Task prompt
Please output every line of the material as it stands, without the pictures.

···

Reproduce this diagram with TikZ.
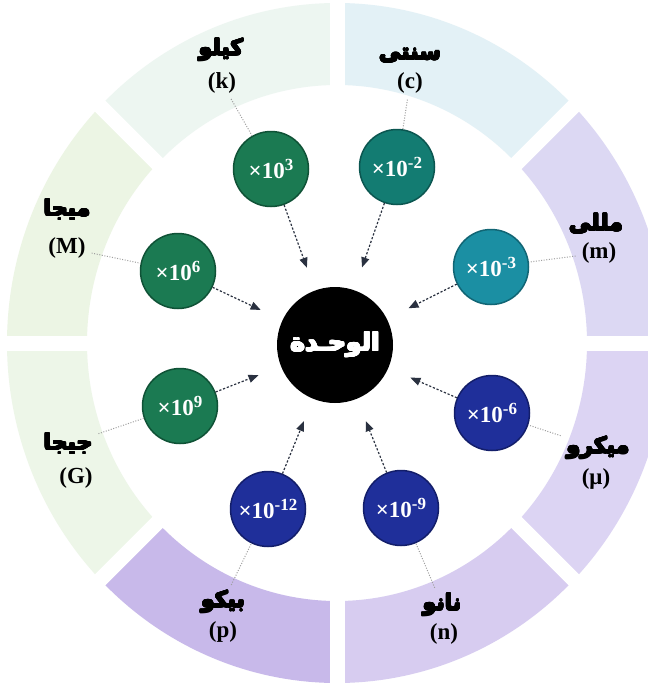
\documentclass[tikz,border=0pt]{standalone}
\usepackage{fontspec}
\usepackage{contour}
\contourlength{0.7pt}
\contournumber{16}
\setmainfont{Liberation Serif}
\newfontfamily\arfont[Script=Arabic]{DejaVu Sans}
\TeXXeTstate=1
\usetikzlibrary{arrows.meta,calc}
\definecolor{bk}{HTML}{EDF6F1}
\definecolor{bc}{HTML}{E3F1F6}
\definecolor{bm}{HTML}{DCD8F3}
\definecolor{bmu}{HTML}{DCD4F3}
\definecolor{bn}{HTML}{D7CCF0}
\definecolor{bp}{HTML}{C8B9EA}
\definecolor{bG}{HTML}{EDF6E8}
\definecolor{bM}{HTML}{ECF5E4}
\definecolor{cg}{HTML}{1B7A52}
\definecolor{cgd}{HTML}{0F5236}
\definecolor{ct}{HTML}{137C72}
\definecolor{ctd}{HTML}{0B5650}
\definecolor{cm}{HTML}{1B8FA3}
\definecolor{cmd}{HTML}{116574}
\definecolor{cb}{HTML}{1F2F9A}
\definecolor{cbd}{HTML}{131E6A}
\definecolor{arrc}{HTML}{2A3140}
\newcommand\tenp[1]{×10\raisebox{8pt}{\fontsize{17}{17}\selectfont #1}}
\newcommand\arb[1]{\contour{black}{\beginR #1\endR}}
\newcommand\arw[1]{\contour{white}{\beginR #1\endR}}
\begin{document}
\begin{tikzpicture}[x=1pt,y=-1pt,
  dot/.style={circle, minimum size=75pt, inner sep=0pt, text=white, line width=1.5pt,
    font=\bfseries\fontsize{23}{23}\selectfont},
  ctr/.style={circle, fill=black, minimum size=116pt, inner sep=0pt, text=white,
    font=\arfont\bfseries\fontsize{25}{25}\selectfont},
  arlab/.style={inner sep=1pt, font=\arfont\bfseries\fontsize{22}{22}\selectfont},
  latlab/.style={inner sep=1pt, font=\bfseries\fontsize{23}{23}\selectfont},
  lead/.style={draw=gray!75, line width=1pt, dash pattern=on 1pt off 1.6pt, shorten <=5pt},
  arr/.style={draw=arrc, line width=1.2pt, dash pattern=on 2.2pt off 1.8pt,
    -{Triangle[length=10pt,width=8pt]}, shorten >=24pt}]
\useasboundingbox (0,0) rectangle (648,683);
\clip (0,0) rectangle (648,683);
\fill[white] (0,0) rectangle (648,683);
\coordinate (C) at (337,343);
% ring sectors (angles measured clockwise from east, since y points down)
\foreach \a/\col in {0/bmu,45/bn,90/bp,135/bG,180/bM,225/bk,270/bc,315/bm}{
  \fill[\col] ($(C)+(\a:330 and 340)$)
    arc[start angle=\a, end angle=\a+45, x radius=330, y radius=340]
    -- ($(C)+(\a+45:250 and 258)$)
    arc[start angle=\a+45, end angle=\a, x radius=250, y radius=258] -- cycle;
}
\foreach \a in {0,45,...,315}{
  \draw[white, line width=15pt] (C) -- ($(C)+(\a:360)$);
}
% centre
\node[ctr] (u) at (335,345) {\arw{الوحـدة}};
% factor circles
\node[dot, fill=cg, draw=cgd] (k)  at (271,169) {\tenp{3}};
\node[dot, fill=ct, draw=ctd] (c)  at (397,167) {\tenp{-2}};
\node[dot, fill=cm, draw=cmd] (m)  at (491,267) {\tenp{-3}};
\node[dot, fill=cb, draw=cbd] (mu) at (492,413) {\tenp{-6}};
\node[dot, fill=cb, draw=cbd] (n)  at (401,508) {\tenp{-9}};
\node[dot, fill=cb, draw=cbd] (p)  at (268,509) {\tenp{-12}};
\node[dot, fill=cg, draw=cgd] (G)  at (180,406) {\tenp{9}};
\node[dot, fill=cg, draw=cgd] (M)  at (178,271) {\tenp{6}};
% labels
\node[arlab] (ka)  at (221,50)  {\arb{كيلو}};
\node[latlab] (kl) at (222,83)  {(k)};
\node[arlab] (ca)  at (410,56)  {\arb{سنتى}};
\node[latlab] (cl) at (410,83)  {(c)};
\node[arlab] (ma)  at (596,224) {\arb{مللى}};
\node[latlab] (ml) at (599,253) {(m)};
\node[arlab] (mua) at (598,448) {\arb{ميكرو}};
\node[latlab] (mul) at (596,479) {(μ)};
\node[arlab] (na)  at (442,605) {\arb{نانو}};
\node[latlab] (nl) at (444,634) {(n)};
\node[arlab] (pa)  at (223,602) {\arb{بيكو}};
\node[latlab] (pl) at (223,632) {(p)};
\node[arlab] (Ga)  at (68,444)  {\arb{جيجا}};
\node[latlab] (Gl) at (76,478)  {(G)};
\node[arlab] (Ma)  at (67,210)  {\arb{ميجا}};
\node[latlab] (Ml) at (67,248)  {(M)};
% leader lines
\draw[lead] (kl) -- (k);
\draw[lead] (cl) -- (c);
\draw[lead] (ml) -- (m);
\draw[lead] (mua) -- (mu);
\draw[lead] (na) -- (n);
\draw[lead] (pa) -- (p);
\draw[lead] (Ga) -- (G);
\draw[lead] (Ml) -- (M);
% arrows to the unit
\foreach \s in {k,c,m,mu,n,p,G,M}{
  \draw[arr] (\s) -- (u);
}
\end{tikzpicture}
\end{document}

···

Output
Reproduce this diagram with TikZ.
\documentclass[tikz,border=0pt]{standalone}
\usepackage{fontspec}
\usepackage{contour}
\contourlength{0.7pt}
\contournumber{16}
\setmainfont{Liberation Serif}
\newfontfamily\arfont[Script=Arabic]{DejaVu Sans}
\TeXXeTstate=1
\usetikzlibrary{arrows.meta,calc}
\definecolor{bk}{HTML}{EDF6F1}
\definecolor{bc}{HTML}{E3F1F6}
\definecolor{bm}{HTML}{DCD8F3}
\definecolor{bmu}{HTML}{DCD4F3}
\definecolor{bn}{HTML}{D7CCF0}
\definecolor{bp}{HTML}{C8B9EA}
\definecolor{bG}{HTML}{EDF6E8}
\definecolor{bM}{HTML}{ECF5E4}
\definecolor{cg}{HTML}{1B7A52}
\definecolor{cgd}{HTML}{0F5236}
\definecolor{ct}{HTML}{137C72}
\definecolor{ctd}{HTML}{0B5650}
\definecolor{cm}{HTML}{1B8FA3}
\definecolor{cmd}{HTML}{116574}
\definecolor{cb}{HTML}{1F2F9A}
\definecolor{cbd}{HTML}{131E6A}
\definecolor{arrc}{HTML}{2A3140}
\newcommand\tenp[1]{×10\raisebox{8pt}{\fontsize{17}{17}\selectfont #1}}
\newcommand\arb[1]{\contour{black}{\beginR #1\endR}}
\newcommand\arw[1]{\contour{white}{\beginR #1\endR}}
\begin{document}
\begin{tikzpicture}[x=1pt,y=-1pt,
  dot/.style={circle, minimum size=75pt, inner sep=0pt, text=white, line width=1.5pt,
    font=\bfseries\fontsize{23}{23}\selectfont},
  ctr/.style={circle, fill=black, minimum size=116pt, inner sep=0pt, text=white,
    font=\arfont\bfseries\fontsize{25}{25}\selectfont},
  arlab/.style={inner sep=1pt, font=\arfont\bfseries\fontsize{22}{22}\selectfont},
  latlab/.style={inner sep=1pt, font=\bfseries\fontsize{23}{23}\selectfont},
  lead/.style={draw=gray!75, line width=1pt, dash pattern=on 1pt off 1.6pt, shorten <=5pt},
  arr/.style={draw=arrc, line width=1.2pt, dash pattern=on 2.2pt off 1.8pt,
    -{Triangle[length=10pt,width=8pt]}, shorten >=24pt}]
\useasboundingbox (0,0) rectangle (648,683);
\clip (0,0) rectangle (648,683);
\fill[white] (0,0) rectangle (648,683);
\coordinate (C) at (337,343);
% ring sectors (angles measured clockwise from east, since y points down)
\foreach \a/\col in {0/bmu,45/bn,90/bp,135/bG,180/bM,225/bk,270/bc,315/bm}{
  \fill[\col] ($(C)+(\a:330 and 340)$)
    arc[start angle=\a, end angle=\a+45, x radius=330, y radius=340]
    -- ($(C)+(\a+45:250 and 258)$)
    arc[start angle=\a+45, end angle=\a, x radius=250, y radius=258] -- cycle;
}
\foreach \a in {0,45,...,315}{
  \draw[white, line width=15pt] (C) -- ($(C)+(\a:360)$);
}
% centre
\node[ctr] (u) at (335,345) {\arw{الوحـدة}};
% factor circles
\node[dot, fill=cg, draw=cgd] (k)  at (271,169) {\tenp{3}};
\node[dot, fill=ct, draw=ctd] (c)  at (397,167) {\tenp{-2}};
\node[dot, fill=cm, draw=cmd] (m)  at (491,267) {\tenp{-3}};
\node[dot, fill=cb, draw=cbd] (mu) at (492,413) {\tenp{-6}};
\node[dot, fill=cb, draw=cbd] (n)  at (401,508) {\tenp{-9}};
\node[dot, fill=cb, draw=cbd] (p)  at (268,509) {\tenp{-12}};
\node[dot, fill=cg, draw=cgd] (G)  at (180,406) {\tenp{9}};
\node[dot, fill=cg, draw=cgd] (M)  at (178,271) {\tenp{6}};
% labels
\node[arlab] (ka)  at (221,50)  {\arb{كيلو}};
\node[latlab] (kl) at (222,83)  {(k)};
\node[arlab] (ca)  at (410,56)  {\arb{سنتى}};
\node[latlab] (cl) at (410,83)  {(c)};
\node[arlab] (ma)  at (596,224) {\arb{مللى}};
\node[latlab] (ml) at (599,253) {(m)};
\node[arlab] (mua) at (598,448) {\arb{ميكرو}};
\node[latlab] (mul) at (596,479) {(μ)};
\node[arlab] (na)  at (442,605) {\arb{نانو}};
\node[latlab] (nl) at (444,634) {(n)};
\node[arlab] (pa)  at (223,602) {\arb{بيكو}};
\node[latlab] (pl) at (223,632) {(p)};
\node[arlab] (Ga)  at (68,444)  {\arb{جيجا}};
\node[latlab] (Gl) at (76,478)  {(G)};
\node[arlab] (Ma)  at (67,210)  {\arb{ميجا}};
\node[latlab] (Ml) at (67,248)  {(M)};
% leader lines
\draw[lead] (kl) -- (k);
\draw[lead] (cl) -- (c);
\draw[lead] (ml) -- (m);
\draw[lead] (mua) -- (mu);
\draw[lead] (na) -- (n);
\draw[lead] (pa) -- (p);
\draw[lead] (Ga) -- (G);
\draw[lead] (Ml) -- (M);
% arrows to the unit
\foreach \s in {k,c,m,mu,n,p,G,M}{
  \draw[arr] (\s) -- (u);
}
\end{tikzpicture}
\end{document}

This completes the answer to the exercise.